START

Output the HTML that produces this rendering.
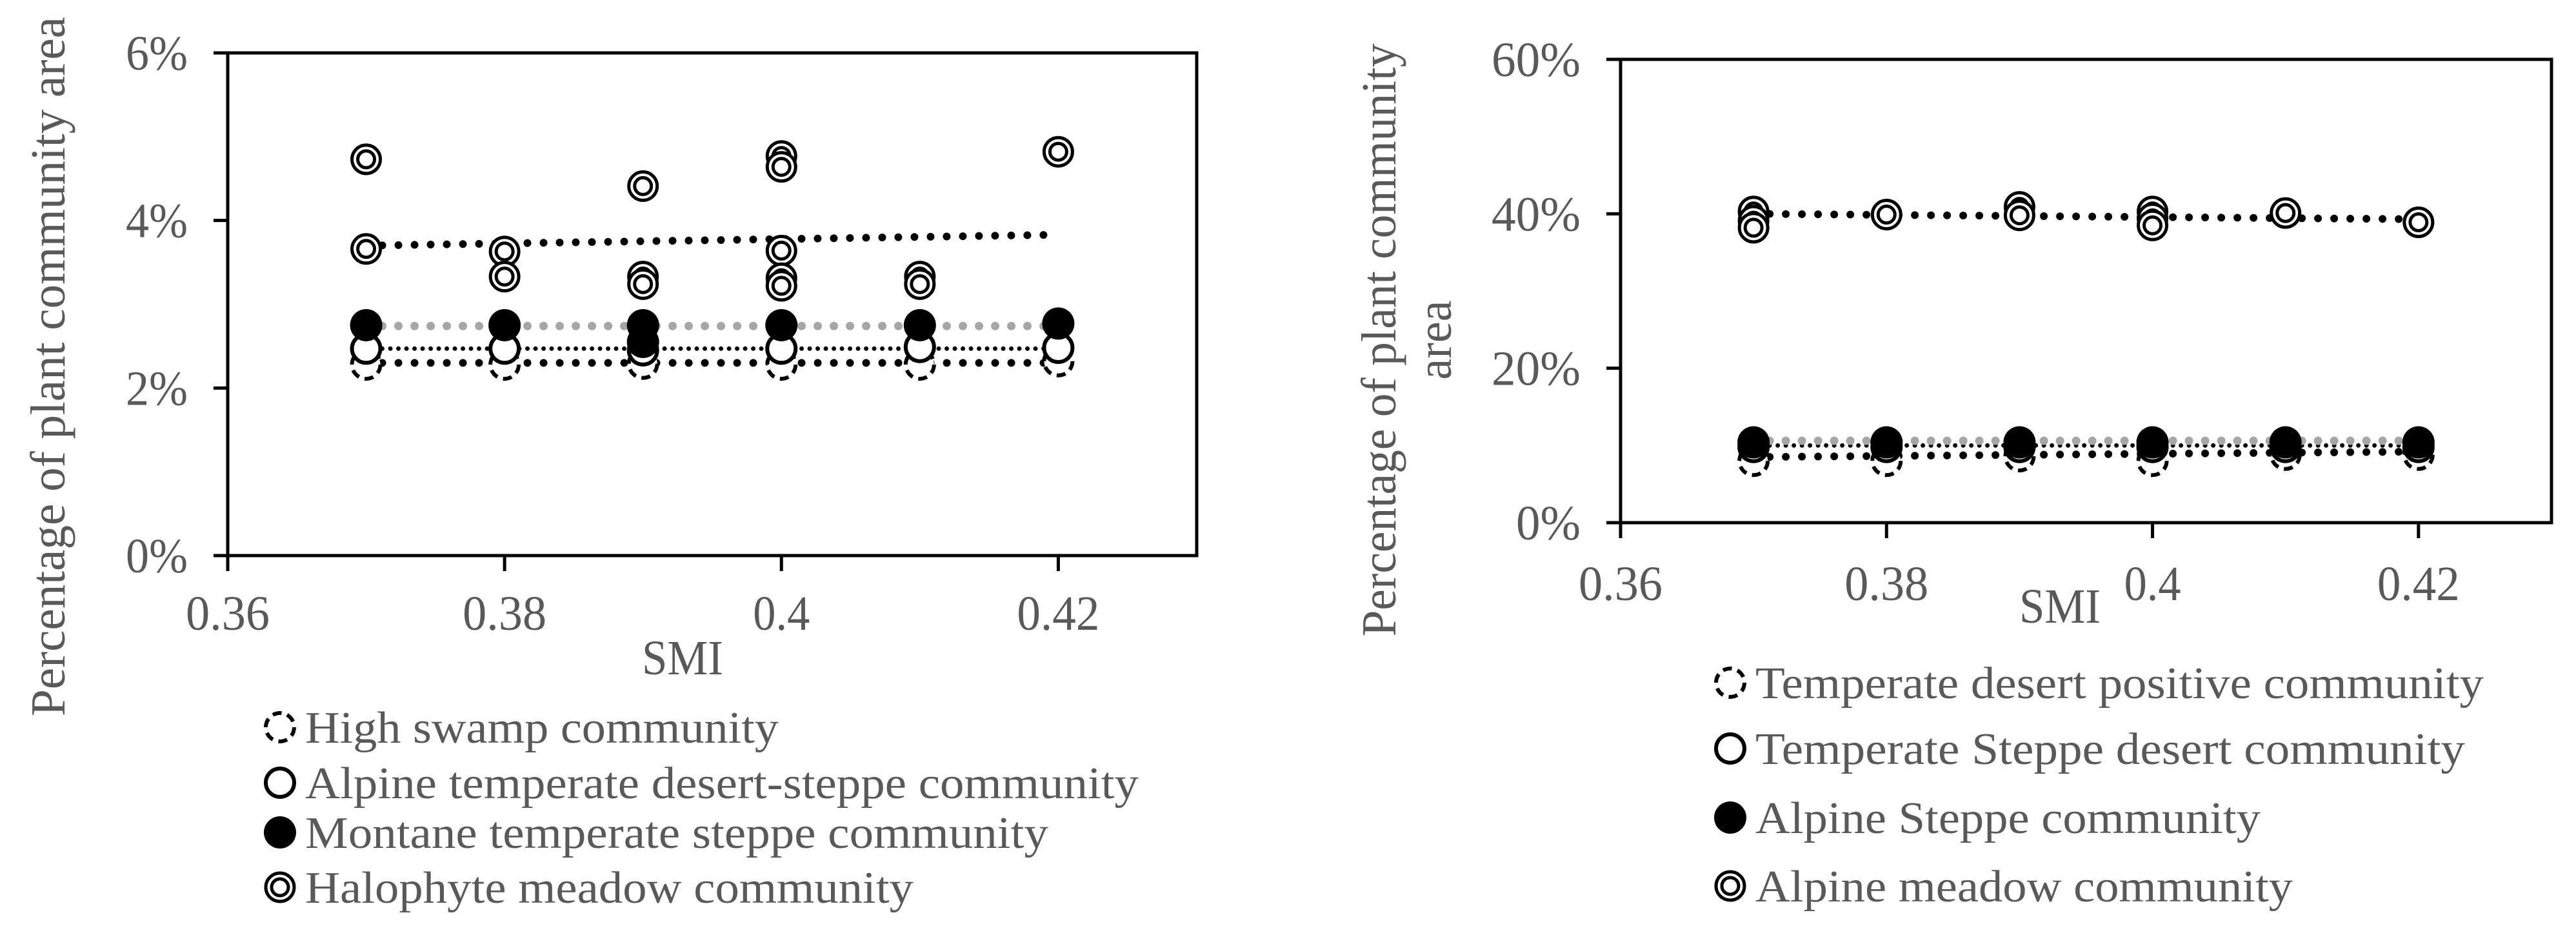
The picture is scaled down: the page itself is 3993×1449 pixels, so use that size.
<!DOCTYPE html>
<html><head><meta charset="utf-8"><style>
html,body{margin:0;padding:0;background:#fff;}
svg{display:block;}
text{font-family:"Liberation Serif",serif;fill:#595959;}
</style></head><body>
<svg id="fig" width="3993" height="1449" viewBox="0 0 3993 1449" xmlns="http://www.w3.org/2000/svg">
<g id="left"></g>
<g id="right"></g>
</svg>
<script>
// ---------- Left chart data ----------
const L_xTicks = [0.36, 0.38, 0.4, 0.42];
const L_xTickLabels = ["0.36", "0.38", "0.4", "0.42"];
const L_yTicks = [0, 2, 4, 6];
const L_yTickLabels = ["0%", "2%", "4%", "6%"];
const L_swampX = [0.37, 0.38, 0.39, 0.40, 0.41, 0.42];
const L_swampY = [2.28, 2.28, 2.29, 2.28, 2.28, 2.32];
const L_alpineX = [0.37, 0.38, 0.39, 0.40, 0.41, 0.42];
const L_alpineY = [2.47, 2.47, 2.45, 2.47, 2.49, 2.48];
const L_montaneX = [0.37, 0.38, 0.39, 0.39, 0.40, 0.41, 0.42];
const L_montaneY = [2.75, 2.75, 2.75, 2.55, 2.75, 2.75, 2.77];
const L_haloX = [0.37, 0.37, 0.38, 0.38, 0.39, 0.39, 0.39, 0.40, 0.40, 0.40, 0.40, 0.40, 0.41, 0.41, 0.42];
const L_haloY = [4.73, 3.66, 3.63, 3.33, 4.41, 3.33, 3.24, 4.77, 4.64, 3.64, 3.31, 3.22, 3.33, 3.24, 4.82];
const L_trendHalo = [3.70, 3.83];
const L_trendMontane = [2.74, 2.74];
const L_trendAlpine = [2.47, 2.47];
const L_trendSwamp = [2.30, 2.30];
const L_legend = ["High swamp community","Alpine temperate desert-steppe community","Montane temperate steppe community","Halophyte meadow community"];

// ---------- Right chart data ----------
const R_xTicks = [0.36, 0.38, 0.4, 0.42];
const R_xTickLabels = ["0.36", "0.38", "0.4", "0.42"];
const R_yTicks = [0, 20, 40, 60];
const R_yTickLabels = ["0%", "20%", "40%", "60%"];
const R_posX = [0.37, 0.38, 0.39, 0.40, 0.41, 0.42];
const R_posY = [8.0, 8.0, 8.6, 8.0, 8.8, 8.8];
const R_steppeDesX = [0.37, 0.38, 0.39, 0.40, 0.41, 0.42];
const R_steppeDesY = [9.8, 9.8, 9.8, 9.8, 9.8, 9.8];
const R_alpSteppeX = [0.37, 0.38, 0.39, 0.40, 0.41, 0.42];
const R_alpSteppeY = [10.4, 10.4, 10.4, 10.4, 10.4, 10.4];
const R_meadowX = [0.37, 0.37, 0.37, 0.38, 0.39, 0.39, 0.40, 0.40, 0.40, 0.41, 0.42];
const R_meadowY = [40.3, 39.1, 38.2, 39.9, 40.9, 39.8, 40.3, 39.4, 38.5, 40.1, 38.9];
const R_trendMeadow = [40.0, 39.3];
const R_trendAlpSteppe = [10.6, 10.6];
const R_trendSteppeDes = [10.0, 10.0];
const R_trendPos = [8.5, 9.2];
const R_legend = ["Temperate desert positive community","Temperate Steppe desert community","Alpine Steppe community","Alpine meadow community"];

const NS = "http://www.w3.org/2000/svg";
function mk(parent, tag, attrs, txt){
  const e = document.createElementNS(NS, tag);
  for (const k in attrs) e.setAttribute(k, attrs[k]);
  if (txt !== undefined) e.textContent = txt;
  parent.appendChild(e);
  return e;
}
function marker(g, type, cx, cy, r){
  const m = mk(g, "g", {});
  if (type === "dashed") {
    mk(m, "circle", {cx:cx, cy:cy, r:r-3, fill:"#fff", stroke:"#000", "stroke-width":6, "stroke-dasharray":"14 9"});
  } else if (type === "open") {
    mk(m, "circle", {cx:cx, cy:cy, r:r-3, fill:"#fff", stroke:"#000", "stroke-width":6});
  } else if (type === "filled") {
    mk(m, "circle", {cx:cx, cy:cy, r:r, fill:"#000"});
  } else {
    mk(m, "circle", {cx:cx, cy:cy, r:r-3, fill:"#fff", stroke:"#000", "stroke-width":5});
    mk(m, "circle", {cx:cx, cy:cy, r:r-12, fill:"none", stroke:"#000", "stroke-width":5});
  }
  return m;
}
function trend(g, sx, sy, x0, x1, ys, style){
  let a;
  if (style === "bold") a = {stroke:"#000", "stroke-width":12, "stroke-dasharray":"0 25", "stroke-linecap":"round"};
  else if (style === "grey") a = {stroke:"#a6a6a6", "stroke-width":13, "stroke-dasharray":"0 25", "stroke-linecap":"round"};
  else a = {stroke:"#000", "stroke-width":7, "stroke-dasharray":"0 12.5", "stroke-linecap":"round"};
  a.x1 = sx(x0); a.x2 = sx(x1); a.y1 = sy(ys[0]); a.y2 = sy(ys[1]); a.fill = "none";
  return mk(g, "line", a);
}

function chart(g, cfg){
  const sx = v => cfg.px0 + (v - cfg.xmin) / (cfg.xmax - cfg.xmin) * (cfg.px1 - cfg.px0);
  const sy = v => cfg.py0 - (v - cfg.ymin) / (cfg.ymax - cfg.ymin) * (cfg.py0 - cfg.py1);
  const frame = mk(g, "rect", {x:cfg.px0, y:cfg.py1, width:cfg.px1-cfg.px0, height:cfg.py0-cfg.py1, fill:"none", stroke:"#000", "stroke-width":5});
  
  
  cfg.yTicks.forEach((t,i)=>{
    const tk = mk(g, "line", {x1:cfg.px0-22, x2:cfg.px0, y1:sy(t), y2:sy(t), stroke:"#000", "stroke-width":5});
    
    
    const lb = mk(g, "text", {x:cfg.px0-62, y:sy(t)+26, "text-anchor":"end", "font-size":76, textLength:cfg.yLabW[i], lengthAdjust:"spacingAndGlyphs"}, cfg.yLabels[i]);
    
    
  });
  cfg.xTicks.forEach((t,i)=>{
    const tk = mk(g, "line", {x1:sx(t), x2:sx(t), y1:cfg.py0, y2:cfg.py0+24, stroke:"#000", "stroke-width":5});
    
    
    const lb = mk(g, "text", {x:sx(t), y:cfg.xLabelY, "text-anchor":"middle", "font-size":76, textLength:cfg.xLabW[i], lengthAdjust:"spacingAndGlyphs"}, cfg.xLabels[i]);
    
    
  });
  const xt = mk(g, "text", {x:cfg.xTitleX, y:cfg.xTitleY, "text-anchor":"middle", "font-size":76, textLength:126, lengthAdjust:"spacingAndGlyphs"}, "SMI");
  
  
  cfg.yTitle.forEach((ln,i)=>{
    const yt = mk(g, "text", {x:0, y:0, "text-anchor":"middle", "font-size":76, textLength:cfg.yTitleLen[i], lengthAdjust:"spacingAndGlyphs", transform:`translate(${cfg.yTitleX[i]},${cfg.yTitleY}) rotate(-90)`}, ln);
    
    
  });
  cfg.trends.forEach(tr=>{
    const l = trend(g, sx, sy, 0.37, 0.42, tr.ys, tr.style);
    
    
  });
  cfg.series.forEach(s=>{
    s.xs.forEach((x,i)=>{
      const m = marker(g, s.type, sx(x), sy(s.ys[i]), 25);
      
      
    });
  });
  cfg.legend.forEach((name,i)=>{
    const lg = mk(g, "g", {});
    
    
    const types = ["dashed","open","filled","double"];
    marker(lg, types[i], cfg.legX, cfg.legY[i], 25);
    mk(lg, "text", {x:cfg.legTextX, y:cfg.legY[i]+24, "font-size":70, textLength:cfg.legW[i], lengthAdjust:"spacingAndGlyphs"}, name);
  });
}

chart(document.getElementById("left"), {
  px0:353, px1:1855, py0:861, py1:82, xmin:0.36, xmax:0.43, ymin:0, ymax:6,
  xTicks:L_xTicks, xLabels:L_xTickLabels, yTicks:L_yTicks, yLabels:L_yTickLabels,
  yLabW:[96,96,96,96], xLabW:[130,130,88,128],
  xLabelY:976, xTitleX:1058, xTitleY:1045,
  yTitle:["Percentage of plant community area"], yTitleLen:[1084], yTitleX:[100], yTitleY:568,
  trends:[{ys:L_trendSwamp,style:"bold"},{ys:L_trendAlpine,style:"thin"},{ys:L_trendMontane,style:"grey"},{ys:L_trendHalo,style:"bold"}],
  series:[{type:"dashed",xs:L_swampX,ys:L_swampY},{type:"open",xs:L_alpineX,ys:L_alpineY},{type:"filled",xs:L_montaneX,ys:L_montaneY},{type:"double",xs:L_haloX,ys:L_haloY}],
  legend:L_legend, legX:434, legTextX:473, legY:[1127,1213,1290,1375], legW:[734,1292,1152,943]
});
chart(document.getElementById("right"), {
  px0:2512, px1:3955, py0:810, py1:92, xmin:0.36, xmax:0.43, ymin:0, ymax:60,
  xTicks:R_xTicks, xLabels:R_xTickLabels, yTicks:R_yTicks, yLabels:R_yTickLabels,
  yLabW:[100,138,138,138], xLabW:[130,130,88,128],
  xLabelY:930, xTitleX:3193, xTitleY:965,
  yTitle:["Percentage of plant community","area"], yTitleLen:[919,123], yTitleX:[2163,2249], yTitleY:527,
  trends:[{ys:R_trendPos,style:"bold"},{ys:R_trendSteppeDes,style:"thin"},{ys:R_trendAlpSteppe,style:"grey"},{ys:R_trendMeadow,style:"bold"}],
  series:[{type:"dashed",xs:R_posX,ys:R_posY},{type:"open",xs:R_steppeDesX,ys:R_steppeDesY},{type:"filled",xs:R_alpSteppeX,ys:R_alpSteppeY},{type:"double",xs:R_meadowX,ys:R_meadowY}],
  legend:R_legend, legX:2682, legTextX:2721, legY:[1058,1160,1267,1373], legW:[1129,1100,783,833]
});
</script>
</body></html>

END

# Your goal:
Look through the material above and pick out each line holding the word "that".

# The reply:
Output the HTML that produces this rendering.
The picture is scaled down: the page itself is 3993×1449 pixels, so use that size.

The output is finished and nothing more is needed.